Given material>
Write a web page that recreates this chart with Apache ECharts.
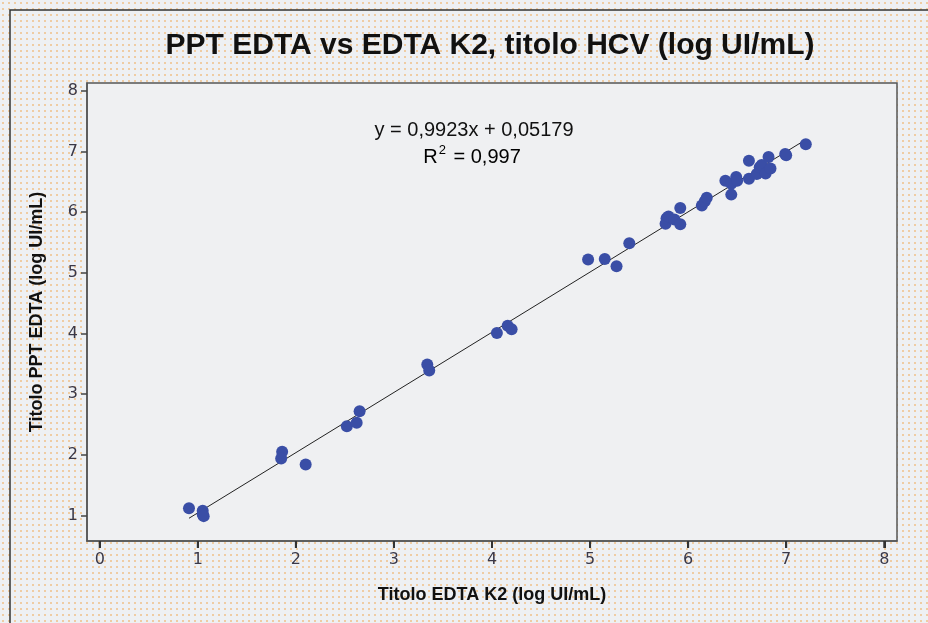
<!DOCTYPE html>
<html>
<head>
<meta charset="utf-8">
<script src="https://cdn.jsdelivr.net/npm/echarts@6/dist/echarts.min.js"></script>
<style>
html,body{margin:0;padding:0;}
#main{width:928px;height:623px;background-color:#eef0f3;
background-image:radial-gradient(circle, rgba(240,180,110,0.6) 0.8px, transparent 1.2px);
background-size:6px 6px;}
</style>
</head>
<body>
<div id="main"></div>
<script>
// EDTA K2 titre (x) vs PPT EDTA titre (y), log UI/mL
const edtaK2 = [0.91,1.05,1.05,1.06,1.86,1.85,2.10,2.52,2.62,2.65,3.34,3.36,4.05,4.16,4.20,4.98,5.15,5.27,5.40,5.77,5.78,5.80,5.86,5.92,5.92,6.14,6.17,6.19,6.38,6.44,6.44,6.49,6.50,6.62,6.62,6.70,6.73,6.75,6.79,6.82,6.84,6.99,7.00,7.20];
const pptEdta = [1.12,1.08,1.02,0.99,2.05,1.94,1.84,2.47,2.53,2.72,3.49,3.39,4.01,4.13,4.07,5.22,5.23,5.11,5.49,5.81,5.90,5.93,5.88,5.80,6.07,6.11,6.18,6.24,6.52,6.29,6.47,6.58,6.52,6.85,6.55,6.63,6.74,6.78,6.64,6.91,6.72,6.96,6.94,7.12];
const slope = 0.9923;
const intercept = 0.05179;
const xTicks = [0,1,2,3,4,5,6,7,8];
const yTicks = [1,2,3,4,5,6,7,8];
const titleText = 'PPT EDTA vs EDTA K2, titolo HCV (log UI/mL)';
const xTitle = 'Titolo EDTA K2 (log UI/mL)';
const yTitle = 'Titolo PPT EDTA (log UI/mL)';
const eqText = 'y = 0,9923x + 0,05179';
const r2Text = '0,997';

const X_MIN = -0.13, X_MAX = 8.13, Y_MIN = 0.58, Y_MAX = 8.13;
const pts = edtaK2.map((x,i)=>[x,pptEdta[i]]);
const xMin = Math.min(...edtaK2), xMax = Math.max(...edtaK2);
const fit = [[xMin, slope*xMin+intercept],[xMax, slope*xMax+intercept]];
const xTickMarks = xTicks.map(t=>[t, Y_MIN]);

const lblStyle = {fontFamily:'DejaVu Sans',fontSize:16,color:'#3a3848'};
const chart = echarts.init(document.getElementById('main'), null, {renderer:'canvas'});
chart.setOption({
  backgroundColor:'transparent',
  animation:false,
  title:{text:titleText,left:485,top:26,textAlign:'center',
    textStyle:{fontFamily:'Liberation Sans',fontWeight:'bold',fontSize:30,color:'#111'}},
  grid:{left:87,top:83,right:31,bottom:82,show:true,backgroundColor:'#eff0f2',borderColor:'#555',borderWidth:1.5},
  xAxis:{type:'value',min:X_MIN,max:X_MAX,position:'bottom',
    name:xTitle,nameLocation:'middle',nameGap:45,
    nameTextStyle:{fontFamily:'Liberation Sans',fontWeight:'bold',fontSize:18,color:'#111'},
    axisLine:{show:true,onZero:false,lineStyle:{color:'#555',width:1.5}},splitLine:{show:false},
    axisTick:{show:true,length:7,inside:false,customValues:xTicks,lineStyle:{color:'#333',width:2}},
    axisLabel:Object.assign({customValues:xTicks,margin:11},lblStyle)},
  yAxis:{type:'value',min:Y_MIN,max:Y_MAX,position:'left',
    name:yTitle,nameLocation:'middle',nameGap:41,nameRotate:90,
    nameTextStyle:{fontFamily:'Liberation Sans',fontWeight:'bold',fontSize:18,color:'#111'},
    axisLine:{show:true,onZero:false,lineStyle:{color:'#555',width:1.5}},splitLine:{show:false},
    axisTick:{show:true,length:6,inside:false,customValues:yTicks,lineStyle:{color:'#444',width:1.5}},
    axisLabel:Object.assign({customValues:yTicks,margin:9},lblStyle)},
  graphic:[
    {type:'rect',shape:{x:10,y:10,width:940,height:640},style:{fill:'none',stroke:'#333',lineWidth:1.5},silent:true},
    {type:'text',x:474,y:120,style:{text:eqText,font:'20px "Liberation Sans"',fill:'#111',textAlign:'center'}},
    {type:'text',x:472,y:144,style:{text:'{n|R}{s|2}{n| = '+r2Text+'}',textAlign:'center',
      rich:{n:{fontFamily:'Liberation Sans',fontSize:20,color:'#111',verticalAlign:'bottom'},
            s:{fontFamily:'Liberation Sans',fontSize:13,color:'#111',verticalAlign:'top',padding:[0,2,10,1]}}}}
  ],
  series:[
    {type:'line',data:fit,symbol:'none',lineStyle:{color:'#222',width:1},z:1},
    {type:'scatter',data:pts,symbol:'circle',symbolSize:12,itemStyle:{color:'#3a4ea6',opacity:1},z:2},
    {type:'custom',name:'xTicks',data:xTickMarks,clip:false,silent:true,z:5,
      renderItem:function(params,api){
        const p = api.coord([api.value(0), api.value(1)]);
        return {type:'rect',shape:{x:p[0]-1,y:p[1],width:2,height:7},
          style:{fill:'#333'}};
      }}
  ]
});
</script>
</body>
</html>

What needs to be done> All of the data above should be transcribed verbatim, with pictures omitted.

Task result>
Write a web page that recreates this chart with Apache ECharts.
<!DOCTYPE html>
<html>
<head>
<meta charset="utf-8">
<script src="https://cdn.jsdelivr.net/npm/echarts@6/dist/echarts.min.js"></script>
<style>
html,body{margin:0;padding:0;}
#main{width:928px;height:623px;background-color:#eef0f3;
background-image:radial-gradient(circle, rgba(240,180,110,0.6) 0.8px, transparent 1.2px);
background-size:6px 6px;}
</style>
</head>
<body>
<div id="main"></div>
<script>
// EDTA K2 titre (x) vs PPT EDTA titre (y), log UI/mL
const edtaK2 = [0.91,1.05,1.05,1.06,1.86,1.85,2.10,2.52,2.62,2.65,3.34,3.36,4.05,4.16,4.20,4.98,5.15,5.27,5.40,5.77,5.78,5.80,5.86,5.92,5.92,6.14,6.17,6.19,6.38,6.44,6.44,6.49,6.50,6.62,6.62,6.70,6.73,6.75,6.79,6.82,6.84,6.99,7.00,7.20];
const pptEdta = [1.12,1.08,1.02,0.99,2.05,1.94,1.84,2.47,2.53,2.72,3.49,3.39,4.01,4.13,4.07,5.22,5.23,5.11,5.49,5.81,5.90,5.93,5.88,5.80,6.07,6.11,6.18,6.24,6.52,6.29,6.47,6.58,6.52,6.85,6.55,6.63,6.74,6.78,6.64,6.91,6.72,6.96,6.94,7.12];
const slope = 0.9923;
const intercept = 0.05179;
const xTicks = [0,1,2,3,4,5,6,7,8];
const yTicks = [1,2,3,4,5,6,7,8];
const titleText = 'PPT EDTA vs EDTA K2, titolo HCV (log UI/mL)';
const xTitle = 'Titolo EDTA K2 (log UI/mL)';
const yTitle = 'Titolo PPT EDTA (log UI/mL)';
const eqText = 'y = 0,9923x + 0,05179';
const r2Text = '0,997';

const X_MIN = -0.13, X_MAX = 8.13, Y_MIN = 0.58, Y_MAX = 8.13;
const pts = edtaK2.map((x,i)=>[x,pptEdta[i]]);
const xMin = Math.min(...edtaK2), xMax = Math.max(...edtaK2);
const fit = [[xMin, slope*xMin+intercept],[xMax, slope*xMax+intercept]];
const xTickMarks = xTicks.map(t=>[t, Y_MIN]);

const lblStyle = {fontFamily:'DejaVu Sans',fontSize:16,color:'#3a3848'};
const chart = echarts.init(document.getElementById('main'), null, {renderer:'canvas'});
chart.setOption({
  backgroundColor:'transparent',
  animation:false,
  title:{text:titleText,left:485,top:26,textAlign:'center',
    textStyle:{fontFamily:'Liberation Sans',fontWeight:'bold',fontSize:30,color:'#111'}},
  grid:{left:87,top:83,right:31,bottom:82,show:true,backgroundColor:'#eff0f2',borderColor:'#555',borderWidth:1.5},
  xAxis:{type:'value',min:X_MIN,max:X_MAX,position:'bottom',
    name:xTitle,nameLocation:'middle',nameGap:45,
    nameTextStyle:{fontFamily:'Liberation Sans',fontWeight:'bold',fontSize:18,color:'#111'},
    axisLine:{show:true,onZero:false,lineStyle:{color:'#555',width:1.5}},splitLine:{show:false},
    axisTick:{show:true,length:7,inside:false,customValues:xTicks,lineStyle:{color:'#333',width:2}},
    axisLabel:Object.assign({customValues:xTicks,margin:11},lblStyle)},
  yAxis:{type:'value',min:Y_MIN,max:Y_MAX,position:'left',
    name:yTitle,nameLocation:'middle',nameGap:41,nameRotate:90,
    nameTextStyle:{fontFamily:'Liberation Sans',fontWeight:'bold',fontSize:18,color:'#111'},
    axisLine:{show:true,onZero:false,lineStyle:{color:'#555',width:1.5}},splitLine:{show:false},
    axisTick:{show:true,length:6,inside:false,customValues:yTicks,lineStyle:{color:'#444',width:1.5}},
    axisLabel:Object.assign({customValues:yTicks,margin:9},lblStyle)},
  graphic:[
    {type:'rect',shape:{x:10,y:10,width:940,height:640},style:{fill:'none',stroke:'#333',lineWidth:1.5},silent:true},
    {type:'text',x:474,y:120,style:{text:eqText,font:'20px "Liberation Sans"',fill:'#111',textAlign:'center'}},
    {type:'text',x:472,y:144,style:{text:'{n|R}{s|2}{n| = '+r2Text+'}',textAlign:'center',
      rich:{n:{fontFamily:'Liberation Sans',fontSize:20,color:'#111',verticalAlign:'bottom'},
            s:{fontFamily:'Liberation Sans',fontSize:13,color:'#111',verticalAlign:'top',padding:[0,2,10,1]}}}}
  ],
  series:[
    {type:'line',data:fit,symbol:'none',lineStyle:{color:'#222',width:1},z:1},
    {type:'scatter',data:pts,symbol:'circle',symbolSize:12,itemStyle:{color:'#3a4ea6',opacity:1},z:2},
    {type:'custom',name:'xTicks',data:xTickMarks,clip:false,silent:true,z:5,
      renderItem:function(params,api){
        const p = api.coord([api.value(0), api.value(1)]);
        return {type:'rect',shape:{x:p[0]-1,y:p[1],width:2,height:7},
          style:{fill:'#333'}};
      }}
  ]
});
</script>
</body>
</html>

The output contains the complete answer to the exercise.